Queensland’s second oldest national park, Bunya Mountains, is a treasure-trove of scenic, cultural and historic wonders, beckoning those who love hiking, camping or picnicking.
Story and photos Ken Eastwood
It’s a busy forest. Up here, around 1000 metres above sea level, in a tangled deep-green subtropical world, with bloodwoods, bolly gums and booyongs towering overhead, the scrubwrens and fantails are flitting and twittering around the track. Male bowerbirds try to attract females to their bowers with flashy blue adornments, while whipbirds dig up worms. Around the corner, a waterfall cascades into a pool, beside evidence of the cedar-getters who harvested timber here for decades.

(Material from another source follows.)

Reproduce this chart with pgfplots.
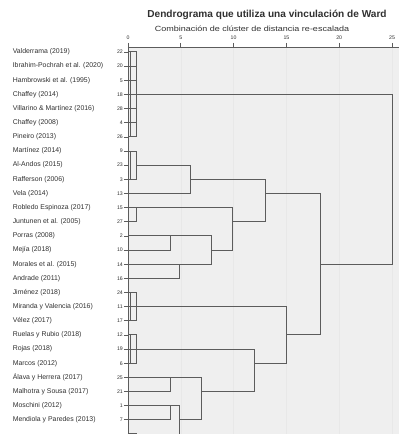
\documentclass[border=0pt]{standalone}
\usepackage{pgfplots}
\pgfplotsset{compat=1.18}
\usepackage{fontspec}
\setmainfont{Liberation Sans}
\definecolor{lin}{HTML}{5C5C5C}
\definecolor{bg}{HTML}{EFEFEF}
\definecolor{txt}{HTML}{303030}
\newcommand{\lab}[2]{\makebox[110pt]{\fontsize{6.9}{8}\selectfont #1\hfill\fontsize{5.2}{6}\selectfont #2}}
\tikzset{dend/.style={lin, line width=1pt, mark=none}}
\begin{document}
\begin{tikzpicture}[x=1pt,y=1pt]
\path[use as bounding box] (0,0) rectangle (400,434);
\begin{axis}[
  at={(128pt,0pt)}, anchor=south west, scale only axis,
  width=271.4pt, height=387pt,
  xmin=0, xmax=25.7, ymin=-28, ymax=-0.647,
  axis x line*=top, axis y line*=left,
  axis line style={lin, line width=0.9pt},
  axis background/.style={fill=bg},
  xmajorgrids, grid style={black!9, line width=0.4pt},
  xtick={0,5,...,25}, tick align=outside, major tick length=4pt,
  tick style={lin, line width=0.7pt},
  /pgf/number format/assume math mode=true,
  x tick label style={font=\fontsize{5.2}{6}\selectfont, text=txt},
  ytick={-27,-26,...,-1},
  yticklabels={
   {\lab{Mendiola y Paredes (2013)}{7}},
   {\lab{Moschini (2012)}{1}},
   {\lab{Malhotra y Sousa (2017)}{21}},
   {\lab{Álava y Herrera (2017)}{25}},
   {\lab{Marcos (2012)}{6}},
   {\lab{Rojas (2018)}{19}},
   {\lab{Ruelas y Rubio (2018)}{12}},
   {\lab{Vélez (2017)}{17}},
   {\lab{Miranda y Valencia (2016)}{11}},
   {\lab{Jiménez (2018)}{24}},
   {\lab{Andrade (2011)}{16}},
   {\lab{Morales et al. (2015)}{14}},
   {\lab{Mejía (2018)}{10}},
   {\lab{Porras (2008)}{2}},
   {\lab{Juntunen et al. (2005)}{27}},
   {\lab{Robledo Espinoza (2017)}{15}},
   {\lab{Vela (2014)}{13}},
   {\lab{Rafferson (2006)}{3}},
   {\lab{Al-Andos (2015)}{23}},
   {\lab{Martínez (2014)}{9}},
   {\lab{Pineiro (2013)}{26}},
   {\lab{Chaffey (2008)}{4}},
   {\lab{Villarino \& Martínez (2016)}{28}},
   {\lab{Chaffey (2014)}{18}},
   {\lab{Hambrowski et al. (1995)}{5}},
   {\lab{Ibrahim-Pochrah et al. (2020)}{20}},
   {\lab{Valderrama (2019)}{22}}
  },
  y tick label style={anchor=east, inner sep=0pt, xshift=-1pt, text=txt},
]
% cluster rows 1-7
\addplot[dend] coordinates {(0,-1) (0.85,-1) (0.85,-7) (0,-7)};
\addplot[dend] coordinates {(0,-2) (0.85,-2)};
\addplot[dend] coordinates {(0,-3) (0.85,-3)};
\addplot[dend] coordinates {(0,-5) (0.85,-5)};
\addplot[dend] coordinates {(0,-6) (0.85,-6)};
\addplot[dend] coordinates {(0.28,-1) (0.28,-7)};
\addplot[dend] coordinates {(0,-4) (25,-4) (25,-16) (18.2,-16)};
% rows 8-11
\addplot[dend] coordinates {(0,-8) (0.85,-8) (0.85,-10) (0,-10)};
\addplot[dend] coordinates {(0.28,-8) (0.28,-10)};
\addplot[dend] coordinates {(0.85,-9) (5.9,-9) (5.9,-11) (0,-11)};
\addplot[dend] coordinates {(5.9,-10) (13,-10) (13,-13) (9.85,-13)};
% rows 12-13
\addplot[dend] coordinates {(0,-12) (0.85,-12) (0.85,-13) (0,-13)};
\addplot[dend] coordinates {(0.85,-12) (9.85,-12) (9.85,-15) (7.95,-15)};
% rows 14-17
\addplot[dend] coordinates {(0,-14) (3.98,-14) (3.98,-15) (0,-15)};
\addplot[dend] coordinates {(0,-16) (4.92,-16) (4.92,-17) (0,-17)};
\addplot[dend] coordinates {(3.98,-14) (7.95,-14) (7.95,-16) (4.92,-16)};
% link at 18.2
\addplot[dend] coordinates {(13,-11) (18.2,-11) (18.2,-21) (15.05,-21)};
% rows 18-20
\addplot[dend] coordinates {(0,-18) (0.85,-18) (0.85,-20) (0,-20)};
\addplot[dend] coordinates {(0.28,-18) (0.28,-20)};
\addplot[dend] coordinates {(0,-19) (15.05,-19) (15.05,-23) (12,-23)};
% rows 21-23
\addplot[dend] coordinates {(0,-21) (0.85,-21) (0.85,-23) (0,-23)};
\addplot[dend] coordinates {(0.28,-21) (0.28,-23)};
\addplot[dend] coordinates {(0,-22) (12,-22) (12,-25) (7,-25)};
% rows 24-28
\addplot[dend] coordinates {(0,-24) (3.98,-24) (3.98,-25) (0,-25)};
\addplot[dend] coordinates {(3.98,-24) (7,-24) (7,-27) (4.92,-27)};
\addplot[dend] coordinates {(0,-26) (3.98,-26) (3.98,-27) (0,-27)};
\addplot[dend] coordinates {(3.98,-26) (4.92,-26) (4.92,-30)};
\addplot[dend] coordinates {(0,-28) (0.85,-28)};
\end{axis}
\node[text=txt, font=\bfseries\fontsize{10.1}{12}\selectfont] at (267,419) {Dendrograma que utiliza una vinculación de Ward};
\node[text=txt, font=\fontsize{7.5}{9}\selectfont, xscale=1.2] at (252,405) {Combinación de clúster de distancia re-escalada};
\end{tikzpicture}
\end{document}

Every so often the walking track breaks into an open grassland with stupendous views over thick forest and a horizon of flat farming country, before diving back into dark bushland overseen by hoop pines, where large-leaved palm lilies up to 5m tall are considered the ‘understorey’.
But the main arboreal attraction in Bunya Mountains National Park, 75 kilometres north of Toowoomba in south-east Queensland, is the 45m high bunya trees. Ancient relics that grew at the time of the dinosaurs, these robust giants have 8-kilogram, soccer-ball-sized pine cones, each containing 50 to 100 almond-like nuts.